Jaimie D'Cruz 

Trevlyn D’Cruz obituary

Other lives: Managing director of the publishing company New English Library in the 1970s
  
  

Trevlyn D'Cruz
Trevlyn D'Cruz was managing director of the publishing company New English Library Photograph: Provided by son

My father, Trevlyn D’Cruz, who has died aged 83, was an accountant who became managing director of the publishing company New English Library (NEL) in 1974. His years there read like a primer of 70s culture: he distributed Bob Guccione’s Playboy magazine rival, Penthouse, was involved in the launch and distribution of the feminist magazine Spare Rib, and published Richard Allen’s hugely popular youth culture novels, including Skinhead and Suedehead.

He also worked closely with authors such as Harold Robbins, Stephen King and James Herbert, and secured the UK rights to L Ron Hubbard’s Battlefield Earth. On one occasion he was invited to lunch with Hubbard in California, but arrived to find the great man represented at the table only by a framed portrait and some senior Scientologists.

Trev, as he was widely known, was born into India’s mixed-race Anglo-Indian community to Kathlyn (nee Belletty), a telephonist, and Samuel D’Cruz, a commercial buyer, in the Entally district of Calcutta (now Kolkata) during the last years of British rule. Evacuated to the countryside during the second world war, he was again moved away from the city in 1947, this time to avoid the civil strife that accompanied independence and partition. As a result he was schooled at Goethals, an austere Congregation of Christian Brothers school in the Himalayas.

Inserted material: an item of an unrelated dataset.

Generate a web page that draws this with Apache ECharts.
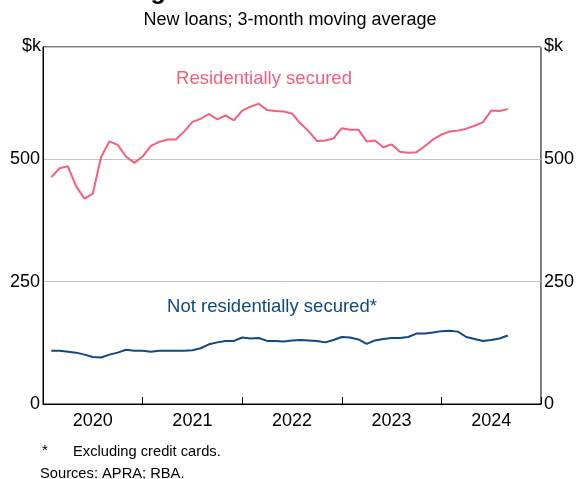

After studying intermediate commerce in Calcutta, he went to England on his own, aged 16 in 1955, doing articles with a firm of accountants in Battersea in south London and qualifying as a chartered accountant in 1961. The move to the UK was supposed to be a temporary one, but in the event he never went back to live in India. In 1961 his father died, and instead of returning home, he brought his mother and youngest sister to London.

Trev’s new roots in England were already firmly planted as he had, upon arrival, fallen in love with Jill Rogers, the daughter of the couple who ran the boarding house where he lived in Balham. They married in 1964 and remained together until Jill’s death this year.

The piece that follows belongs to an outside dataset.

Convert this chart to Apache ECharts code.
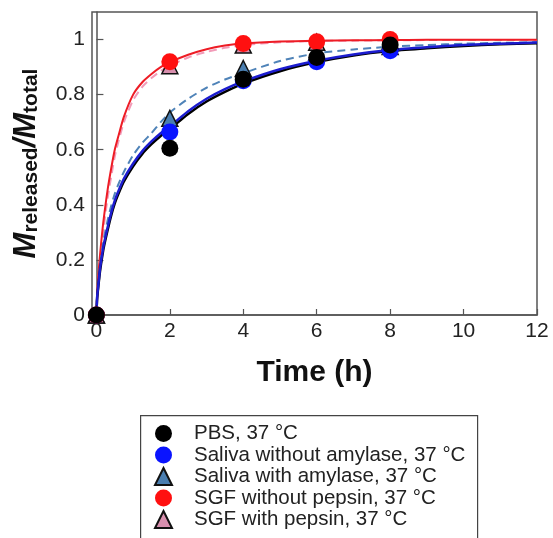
<!DOCTYPE html>
<html>
<head>
<meta charset="utf-8">
<script src="https://cdn.jsdelivr.net/npm/echarts@6/dist/echarts.min.js"></script>
<style>html,body{margin:0;padding:0;background:#fff}#c{width:553px;height:538px}</style>
</head>
<body>
<div id="c"></div>
<script>
// Measured points (time in h, fraction released)
var sampleT = [0, 2, 4, 6, 8];
var pbsPts = [0, 0.605, 0.856, 0.935, 0.98];
var salivaNoAmyPts = [0, 0.664, 0.85, 0.919, 0.959];
var salivaAmyPts = [0, 0.714, 0.895, 0.955, 0.975];
var sgfNoPepPts = [0, 0.919, 0.986, 0.992, 1.0];
var sgfPepPts = [0, 0.905, 0.98, 0.99, 0.995];

// Fitted curves
var curveT = [0, 0.02, 0.05, 0.1, 0.15, 0.2, 0.3, 0.4, 0.5, 0.6, 0.75, 1, 1.25, 1.5, 1.75, 2, 2.5, 3, 3.5, 4, 5, 6, 7, 8, 9, 10, 11, 12];
var pbsCurve = [0, 0.06, 0.10, 0.16, 0.205, 0.245, 0.305, 0.36, 0.405, 0.44, 0.485, 0.54, 0.585, 0.62, 0.65, 0.675, 0.73, 0.775, 0.81, 0.84, 0.885, 0.918, 0.942, 0.958, 0.968, 0.977, 0.983, 0.987];
var salivaNoAmyCurve = [0, 0.065, 0.105, 0.17, 0.215, 0.255, 0.315, 0.37, 0.415, 0.45, 0.495, 0.55, 0.595, 0.63, 0.66, 0.685, 0.74, 0.785, 0.82, 0.848, 0.892, 0.923, 0.946, 0.962, 0.972, 0.98, 0.985, 0.989];
var salivaAmyCurve = [0, 0.07, 0.11, 0.18, 0.23, 0.275, 0.34, 0.395, 0.44, 0.475, 0.52, 0.58, 0.625, 0.66, 0.70, 0.735, 0.785, 0.825, 0.855, 0.878, 0.922, 0.95, 0.964, 0.974, 0.98, 0.985, 0.988, 0.99];
var sgfNoPepCurve = [0, 0.07, 0.14, 0.22, 0.29, 0.35, 0.45, 0.53, 0.60, 0.65, 0.72, 0.80, 0.845, 0.875, 0.90, 0.918, 0.945, 0.965, 0.978, 0.986, 0.993, 0.996, 0.997, 0.998, 0.999, 0.999, 0.999, 0.999];
var sgfPepCurve = [0, 0.06, 0.12, 0.19, 0.26, 0.32, 0.42, 0.50, 0.575, 0.63, 0.70, 0.78, 0.828, 0.86, 0.886, 0.905, 0.935, 0.955, 0.97, 0.98, 0.99, 0.995, 0.996, 0.997, 0.998, 0.998, 0.998, 0.998];

var xTicks = [0, 2, 4, 6, 8, 10, 12];
var yTicks = [0, 0.2, 0.4, 0.6, 0.8, 1];

var names = ['PBS, 37 °C', 'Saliva without amylase, 37 °C', 'Saliva with amylase, 37 °C', 'SGF without pepsin, 37 °C', 'SGF with pepsin, 37 °C'];

function pairs(xs, ys) { return xs.map(function (x, i) { return [x, ys[i]]; }); }

function curve(ys, color, width, dashed, z) {
  return {
    type: 'line', data: pairs(curveT, ys), smooth: 0.25, showSymbol: false, symbol: 'none',
    lineStyle: { color: color, width: width, type: dashed ? [8, 5] : 'solid' }, z: z, silent: true
  };
}
function pts(name, ys, symbol, fill, border, size, z) {
  return {
    type: 'scatter', name: name, data: pairs(sampleT, ys), symbol: symbol, symbolSize: size,
    itemStyle: { color: fill, borderColor: border, borderWidth: border ? 1.5 : 0, opacity: 1 }, z: z
  };
}

var FONT = 'Liberation Sans, Arial, sans-serif';
var chart = echarts.init(document.getElementById('c'), null, { renderer: 'canvas' });
chart.setOption({
  animation: false,
  backgroundColor: '#fff',
  graphic: [{
    type: 'rect', left: 140, top: 415, shape: { width: 337, height: 140 },
    style: { fill: '#fff', stroke: '#444', lineWidth: 1.2 }, z: 0
  }],
  grid: { left: 92, right: 16, top: 12, bottom: 223, show: true, borderColor: '#555', borderWidth: 1.5, backgroundColor: 'transparent' },
  xAxis: {
    type: 'value', min: -0.12, max: 12,
    axisLine: { show: true, lineStyle: { color: '#555', width: 1.5 } },
    axisTick: { show: true, inside: true, length: 6, customValues: xTicks, lineStyle: { color: '#555', width: 1.2 } },
    axisLabel: { customValues: xTicks, margin: 6, fontSize: 21, color: '#222', fontFamily: FONT },
    splitLine: { show: false },
    name: 'Time (h)', nameLocation: 'middle', nameGap: 43,
    nameTextStyle: { fontSize: 30, fontWeight: 'bold', color: '#111', fontFamily: FONT }
  },
  yAxis: {
    type: 'value', min: 0, max: 1.1,
    axisLine: { show: true, lineStyle: { color: '#555', width: 1.5 } },
    axisTick: { show: true, inside: true, length: 7, customValues: yTicks, lineStyle: { color: '#555', width: 1.2 } },
    axisLabel: { customValues: yTicks, margin: 7, fontSize: 21, color: '#222', fontFamily: FONT },
    splitLine: { show: false },
    name: '{m|M}{s|released}{m|/M}{s|total}', nameLocation: 'middle', nameGap: 50,
    nameTextStyle: {
      fontFamily: FONT, color: '#111',
      rich: {
        m: { fontSize: 31, fontWeight: 'bold', fontStyle: 'italic', color: '#111', fontFamily: FONT, lineHeight: 32, verticalAlign: 'bottom' },
        s: { fontSize: 21, fontWeight: 'bold', color: '#111', fontFamily: FONT, lineHeight: 12, verticalAlign: 'bottom' }
      }
    }
  },
  legend: {
    data: names, orient: 'vertical', left: 154, top: 423,
    padding: 0, itemGap: 0.5, itemWidth: 17, itemHeight: 17,
    textStyle: { fontSize: 20.5, color: '#222', fontFamily: FONT, lineHeight: 20.5, padding: [0, 0, 0, 17] }
  },
  series: [
    curve(sgfPepCurve, '#f29bb8', 2, true, 2),
    curve(sgfNoPepCurve, '#ee1c25', 2, false, 2),
    curve(salivaAmyCurve, '#4f83b8', 2, true, 2),
    curve(pbsCurve, '#000000', 2.5, false, 2),
    curve(salivaNoAmyCurve, '#1c1ccf', 2.5, false, 2),
    pts(names[2], salivaAmyPts, 'triangle', '#4a7eb0', '#111', 16, 3),
    pts(names[4], sgfPepPts, 'triangle', '#d88fae', '#111', 16, 3),
    pts(names[1], salivaNoAmyPts, 'circle', '#0a14ff', null, 17, 4),
    pts(names[3], sgfNoPepPts, 'circle', '#ff1010', null, 17, 4),
    pts(names[0], pbsPts, 'circle', '#000000', null, 17, 4)
  ]
});
</script>
</body>
</html>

Working first as an accountant at the Morgan Crucible factory in Battersea, in the early 70s he became financial director of NEL, and was appointed as its managing director in 1974.

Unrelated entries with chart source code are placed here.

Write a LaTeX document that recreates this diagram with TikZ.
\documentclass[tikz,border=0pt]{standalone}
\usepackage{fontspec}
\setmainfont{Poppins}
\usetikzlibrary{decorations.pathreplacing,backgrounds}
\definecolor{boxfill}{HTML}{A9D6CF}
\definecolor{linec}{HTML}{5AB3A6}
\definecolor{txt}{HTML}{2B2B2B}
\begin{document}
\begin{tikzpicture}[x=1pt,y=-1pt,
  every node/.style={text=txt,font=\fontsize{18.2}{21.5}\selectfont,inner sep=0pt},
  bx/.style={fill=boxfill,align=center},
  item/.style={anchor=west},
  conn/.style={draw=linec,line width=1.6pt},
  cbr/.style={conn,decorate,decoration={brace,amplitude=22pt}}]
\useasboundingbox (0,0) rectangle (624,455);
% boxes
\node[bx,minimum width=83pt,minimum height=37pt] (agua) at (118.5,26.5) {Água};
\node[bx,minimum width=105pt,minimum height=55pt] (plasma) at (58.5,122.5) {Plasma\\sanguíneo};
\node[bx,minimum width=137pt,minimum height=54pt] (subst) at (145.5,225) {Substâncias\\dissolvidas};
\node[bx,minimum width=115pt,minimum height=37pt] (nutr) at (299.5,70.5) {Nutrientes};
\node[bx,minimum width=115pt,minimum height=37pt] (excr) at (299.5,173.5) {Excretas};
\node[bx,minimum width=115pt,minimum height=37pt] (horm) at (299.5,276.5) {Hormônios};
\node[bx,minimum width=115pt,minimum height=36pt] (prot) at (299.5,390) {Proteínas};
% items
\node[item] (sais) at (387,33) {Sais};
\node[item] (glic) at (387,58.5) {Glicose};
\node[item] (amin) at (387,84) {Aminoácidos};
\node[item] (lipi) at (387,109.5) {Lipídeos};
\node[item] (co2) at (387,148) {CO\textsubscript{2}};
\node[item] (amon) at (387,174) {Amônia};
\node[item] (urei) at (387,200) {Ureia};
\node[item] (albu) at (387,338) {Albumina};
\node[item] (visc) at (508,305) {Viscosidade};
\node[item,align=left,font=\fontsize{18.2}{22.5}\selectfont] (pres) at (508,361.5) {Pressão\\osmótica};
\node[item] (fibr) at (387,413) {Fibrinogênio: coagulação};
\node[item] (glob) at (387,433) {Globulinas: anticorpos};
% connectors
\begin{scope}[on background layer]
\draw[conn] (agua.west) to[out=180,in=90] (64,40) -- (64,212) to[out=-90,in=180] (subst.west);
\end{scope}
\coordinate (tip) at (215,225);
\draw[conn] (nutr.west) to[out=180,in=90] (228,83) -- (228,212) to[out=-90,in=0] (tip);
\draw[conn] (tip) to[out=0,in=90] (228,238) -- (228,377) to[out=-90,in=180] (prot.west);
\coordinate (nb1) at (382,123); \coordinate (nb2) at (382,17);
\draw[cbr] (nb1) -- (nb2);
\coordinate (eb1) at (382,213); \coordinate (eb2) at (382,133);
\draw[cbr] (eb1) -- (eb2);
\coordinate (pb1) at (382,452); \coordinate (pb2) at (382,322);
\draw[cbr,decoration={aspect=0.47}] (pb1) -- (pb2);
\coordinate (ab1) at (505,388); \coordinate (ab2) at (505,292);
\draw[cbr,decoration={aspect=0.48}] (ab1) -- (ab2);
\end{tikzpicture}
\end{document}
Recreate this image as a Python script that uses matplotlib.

Leaving NEL shortly after it was sold to Hodder & Stoughton in 1982, he established a new publishing company, Quadrant Books, before going on to manage the commercial arm of the Institute of Chartered Accountants from 1985 to 1999, when he retired. He then became immersed in voluntary work for various charities, including Wandsworth’s Foster Board, Merton Women’s Aid, the Rosemary Simmons Housing Association and the Diabetic Society.

Widely admired for his charm and wit, Trev was a noted host and entertainer. He is survived by my sister, Emma, and me, our foster brother, Jason, five grandchildren, Jack, Raphael, Ollie, Theo and Evie, and his sisters Anita and Yvonne.